In Sweden, a Budget Bill must always be submitted no later than 15 November. The purpose of the time limit is to ensure that there is time before the start of the new fiscal year to take the formal decisions needed for central government activities to continue.

After the government submits its budget proposal to the Riskdag (Parliament), this body begins processing the draft budget. This is divided into two stages:

Stage 1: First, the Riksdag adopts the guidelines for economic policy and the economic framework of the central government budget. The framework decision, i.e. the decision on the limits for how large expenditure can be per expenditure area, guides the continued processing in the Riksdag, as the expenditure frameworks cannot be exceeded.

Stage 2: In the second stage, the Riksdag takes a position on allocating expenditure in each individual expenditure area; in other words how much money (appropriation) different activities will receive. Processing of the Budget Bill is complete when the Riksdag has taken a position on the proposals for all 27 expenditure areas. The Riksdag then finalises the central government budget.

The government then decides on appropriation directions for all government agencies and appropriations based on the Riksdag’s processing,” says the Swedish embassy’s post.

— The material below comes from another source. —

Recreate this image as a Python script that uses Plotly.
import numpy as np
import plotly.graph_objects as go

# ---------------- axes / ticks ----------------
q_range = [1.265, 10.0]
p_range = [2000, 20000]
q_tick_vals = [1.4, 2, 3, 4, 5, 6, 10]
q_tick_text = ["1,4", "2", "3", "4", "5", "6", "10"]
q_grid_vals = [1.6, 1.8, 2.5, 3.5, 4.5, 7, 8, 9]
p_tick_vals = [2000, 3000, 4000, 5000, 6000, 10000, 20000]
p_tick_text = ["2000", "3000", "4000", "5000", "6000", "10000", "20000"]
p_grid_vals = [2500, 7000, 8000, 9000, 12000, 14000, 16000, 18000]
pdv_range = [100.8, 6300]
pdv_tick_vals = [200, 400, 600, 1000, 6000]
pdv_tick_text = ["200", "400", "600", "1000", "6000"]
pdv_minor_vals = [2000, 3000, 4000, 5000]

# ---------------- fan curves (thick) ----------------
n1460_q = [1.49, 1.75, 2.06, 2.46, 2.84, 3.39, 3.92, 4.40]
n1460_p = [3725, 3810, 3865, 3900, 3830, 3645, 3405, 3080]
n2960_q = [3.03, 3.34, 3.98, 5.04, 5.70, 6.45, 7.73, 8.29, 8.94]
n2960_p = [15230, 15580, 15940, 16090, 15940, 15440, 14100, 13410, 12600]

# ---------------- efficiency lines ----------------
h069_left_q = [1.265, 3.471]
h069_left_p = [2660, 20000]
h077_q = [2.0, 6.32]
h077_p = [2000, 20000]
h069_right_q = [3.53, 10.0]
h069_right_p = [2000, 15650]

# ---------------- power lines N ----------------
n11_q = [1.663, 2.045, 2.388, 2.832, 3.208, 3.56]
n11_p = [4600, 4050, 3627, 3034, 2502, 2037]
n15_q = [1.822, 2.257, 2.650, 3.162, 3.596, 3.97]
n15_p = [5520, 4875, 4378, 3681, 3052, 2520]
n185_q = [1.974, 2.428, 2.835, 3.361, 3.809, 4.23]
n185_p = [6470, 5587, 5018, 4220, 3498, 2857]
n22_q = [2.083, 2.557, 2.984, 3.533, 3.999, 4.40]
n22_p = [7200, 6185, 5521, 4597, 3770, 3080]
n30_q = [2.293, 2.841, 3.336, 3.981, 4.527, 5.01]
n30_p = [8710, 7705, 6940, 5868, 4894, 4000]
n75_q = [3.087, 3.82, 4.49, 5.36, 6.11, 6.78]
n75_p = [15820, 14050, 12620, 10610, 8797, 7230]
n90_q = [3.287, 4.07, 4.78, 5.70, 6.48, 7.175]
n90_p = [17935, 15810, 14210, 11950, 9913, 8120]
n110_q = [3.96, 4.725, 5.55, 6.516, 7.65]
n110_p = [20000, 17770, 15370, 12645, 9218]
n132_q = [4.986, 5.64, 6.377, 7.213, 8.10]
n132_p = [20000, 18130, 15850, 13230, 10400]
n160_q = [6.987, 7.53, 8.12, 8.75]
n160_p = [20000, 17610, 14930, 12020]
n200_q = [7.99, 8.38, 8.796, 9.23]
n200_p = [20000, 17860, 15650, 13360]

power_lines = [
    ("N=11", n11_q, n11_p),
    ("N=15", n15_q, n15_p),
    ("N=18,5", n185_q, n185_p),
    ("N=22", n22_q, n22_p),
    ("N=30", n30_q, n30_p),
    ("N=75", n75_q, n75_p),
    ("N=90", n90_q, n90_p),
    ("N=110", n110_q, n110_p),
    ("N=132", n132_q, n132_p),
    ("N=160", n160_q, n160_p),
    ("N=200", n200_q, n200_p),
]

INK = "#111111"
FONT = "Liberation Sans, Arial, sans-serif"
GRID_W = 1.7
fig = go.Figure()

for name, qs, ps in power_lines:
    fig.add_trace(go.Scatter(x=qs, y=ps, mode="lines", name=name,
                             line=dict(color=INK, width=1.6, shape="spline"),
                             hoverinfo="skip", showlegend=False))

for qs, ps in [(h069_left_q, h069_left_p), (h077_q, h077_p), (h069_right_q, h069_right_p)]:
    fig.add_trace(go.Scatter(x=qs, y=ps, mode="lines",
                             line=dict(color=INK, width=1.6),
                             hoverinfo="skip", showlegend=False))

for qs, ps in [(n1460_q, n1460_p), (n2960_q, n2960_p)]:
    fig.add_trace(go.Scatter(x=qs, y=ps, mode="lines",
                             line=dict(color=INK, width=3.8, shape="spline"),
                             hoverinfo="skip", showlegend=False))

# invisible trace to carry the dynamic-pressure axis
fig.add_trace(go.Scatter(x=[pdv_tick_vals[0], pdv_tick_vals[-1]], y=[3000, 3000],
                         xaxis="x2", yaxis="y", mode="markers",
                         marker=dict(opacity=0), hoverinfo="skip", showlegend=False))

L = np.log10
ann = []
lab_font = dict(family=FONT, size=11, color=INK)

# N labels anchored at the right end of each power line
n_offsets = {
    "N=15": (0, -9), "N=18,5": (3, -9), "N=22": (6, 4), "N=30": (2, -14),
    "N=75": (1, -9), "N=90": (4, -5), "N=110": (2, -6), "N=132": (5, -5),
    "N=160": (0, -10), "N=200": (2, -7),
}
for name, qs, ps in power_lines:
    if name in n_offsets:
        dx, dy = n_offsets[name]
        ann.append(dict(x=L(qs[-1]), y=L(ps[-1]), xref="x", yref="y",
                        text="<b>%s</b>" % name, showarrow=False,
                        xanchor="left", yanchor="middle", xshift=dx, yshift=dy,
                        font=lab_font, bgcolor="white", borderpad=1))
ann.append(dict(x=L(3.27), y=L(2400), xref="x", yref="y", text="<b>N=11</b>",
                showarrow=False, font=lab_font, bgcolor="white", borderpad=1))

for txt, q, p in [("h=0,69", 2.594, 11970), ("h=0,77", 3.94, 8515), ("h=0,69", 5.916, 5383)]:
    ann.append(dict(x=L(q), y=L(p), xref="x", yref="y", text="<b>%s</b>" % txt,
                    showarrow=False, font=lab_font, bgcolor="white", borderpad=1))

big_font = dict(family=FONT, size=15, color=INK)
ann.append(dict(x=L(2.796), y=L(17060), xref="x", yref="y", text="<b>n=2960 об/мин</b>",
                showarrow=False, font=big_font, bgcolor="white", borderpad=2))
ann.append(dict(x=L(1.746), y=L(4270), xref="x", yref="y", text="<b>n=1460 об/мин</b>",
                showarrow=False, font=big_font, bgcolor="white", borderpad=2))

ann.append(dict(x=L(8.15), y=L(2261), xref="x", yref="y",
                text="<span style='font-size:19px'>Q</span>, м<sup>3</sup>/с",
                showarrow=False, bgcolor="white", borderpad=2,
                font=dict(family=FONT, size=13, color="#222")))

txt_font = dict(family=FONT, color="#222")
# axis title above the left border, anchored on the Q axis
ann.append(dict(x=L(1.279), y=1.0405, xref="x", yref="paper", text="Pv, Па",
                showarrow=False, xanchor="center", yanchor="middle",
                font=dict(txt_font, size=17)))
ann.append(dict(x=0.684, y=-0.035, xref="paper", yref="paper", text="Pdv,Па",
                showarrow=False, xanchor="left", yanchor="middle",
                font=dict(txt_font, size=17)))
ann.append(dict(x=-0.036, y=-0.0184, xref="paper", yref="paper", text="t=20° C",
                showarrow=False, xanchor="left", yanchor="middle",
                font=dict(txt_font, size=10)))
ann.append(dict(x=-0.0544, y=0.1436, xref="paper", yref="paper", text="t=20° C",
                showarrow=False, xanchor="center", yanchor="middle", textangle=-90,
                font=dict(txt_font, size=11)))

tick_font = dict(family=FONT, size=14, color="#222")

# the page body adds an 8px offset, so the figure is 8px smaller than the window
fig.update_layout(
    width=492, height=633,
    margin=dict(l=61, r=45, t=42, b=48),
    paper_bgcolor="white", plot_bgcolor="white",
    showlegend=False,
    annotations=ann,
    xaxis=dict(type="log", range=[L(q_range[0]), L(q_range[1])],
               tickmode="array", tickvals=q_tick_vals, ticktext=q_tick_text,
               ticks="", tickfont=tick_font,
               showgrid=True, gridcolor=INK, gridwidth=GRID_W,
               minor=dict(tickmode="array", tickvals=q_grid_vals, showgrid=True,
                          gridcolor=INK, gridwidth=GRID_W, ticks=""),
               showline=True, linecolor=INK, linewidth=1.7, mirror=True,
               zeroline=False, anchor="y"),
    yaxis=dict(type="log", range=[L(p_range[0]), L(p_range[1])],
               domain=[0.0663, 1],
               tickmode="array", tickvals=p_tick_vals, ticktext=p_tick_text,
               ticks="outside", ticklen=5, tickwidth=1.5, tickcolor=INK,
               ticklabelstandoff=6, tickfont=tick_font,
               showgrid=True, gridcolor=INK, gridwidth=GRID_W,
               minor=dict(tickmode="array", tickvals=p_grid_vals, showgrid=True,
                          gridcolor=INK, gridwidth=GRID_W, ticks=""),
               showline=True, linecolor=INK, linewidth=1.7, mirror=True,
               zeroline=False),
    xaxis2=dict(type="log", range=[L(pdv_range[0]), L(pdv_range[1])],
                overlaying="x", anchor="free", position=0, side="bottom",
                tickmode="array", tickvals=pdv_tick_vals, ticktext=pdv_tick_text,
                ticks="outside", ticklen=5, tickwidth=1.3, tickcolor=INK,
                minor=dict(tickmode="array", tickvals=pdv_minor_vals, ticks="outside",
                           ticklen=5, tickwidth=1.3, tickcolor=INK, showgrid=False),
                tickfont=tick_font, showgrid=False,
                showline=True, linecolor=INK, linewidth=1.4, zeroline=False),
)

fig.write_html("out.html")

In retort, the Romanian Communications minister, Alexandru Petrescu, has also reacted on Facebook, on the budget delay topic, ironically reminding the embassy that the Nobel for literature was delayed last year because of a high-sounding sexual scandal.

„One of the diplomatic representations of a EU country in Bucharest, known for its posts on social media, sees fit to methodically explain us how the budget is adopted in its country. Thanking them for the unsolicited piece of advice, maybe they will manage to tell us, with the same promptitude and humour that are usually accompanying their online posts, if the Swedish Academy, the cultural institution responsible for awarding the prestigious Nobel prizes, will award the prize for literature this year….for, last year, the academy missed it, after 70 years of granting it, because of the sexual and financial scandal inside the Swedish Academy,” minister Petrescu said, adding that Romania will definitely have a budget in 2019.

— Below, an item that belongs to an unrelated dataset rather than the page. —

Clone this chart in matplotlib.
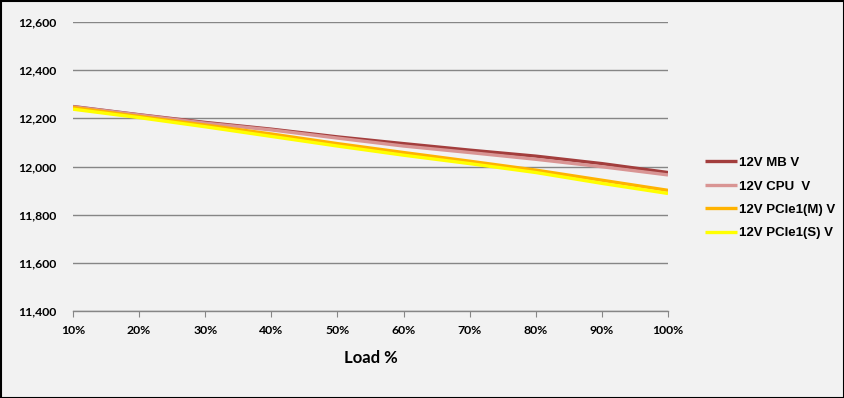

What can we find out about awarding the Nobel prize for literature in 2019? Do we gave the same certitude or it will be the same failure like in 2018 when literature lovers around the world have been deprived of this benchmark event worldwide?” Petrescu added.


Sweden Embassy has promptly retorted, reminding that ten years ago, the Nobel prize for literature went to the Romanian-born Herta Müller.

Ten years ago, the Nobel Prize in Literature was awarded to Herta Müller, Romanian-born German novelist, poet and essayist.

Born in Nițchidorf (Timiș), her native language is German. Since the early 1990s she has been internationally established, and her works have been translated into more than twenty languages.

Müller is noted for her works depicting the effects of violence, cruelty and terror, usually in the setting of the Socialist Republic of Romania under the repressive Nicolae Ceaușescu regime which she has experienced herself.

In 2009, the Swedish Academy announced that she had been awarded the Nobel Prize in Literature, describing her as a woman “who, with the concentration of poetry and the frankness of prose, depicts the landscape of the dispossessed”.

In December 2009, Herta Müller received her Nobel Prize from His Majesty King Carl XVI Gustaf of Sweden at the Stockholm Concert Hall.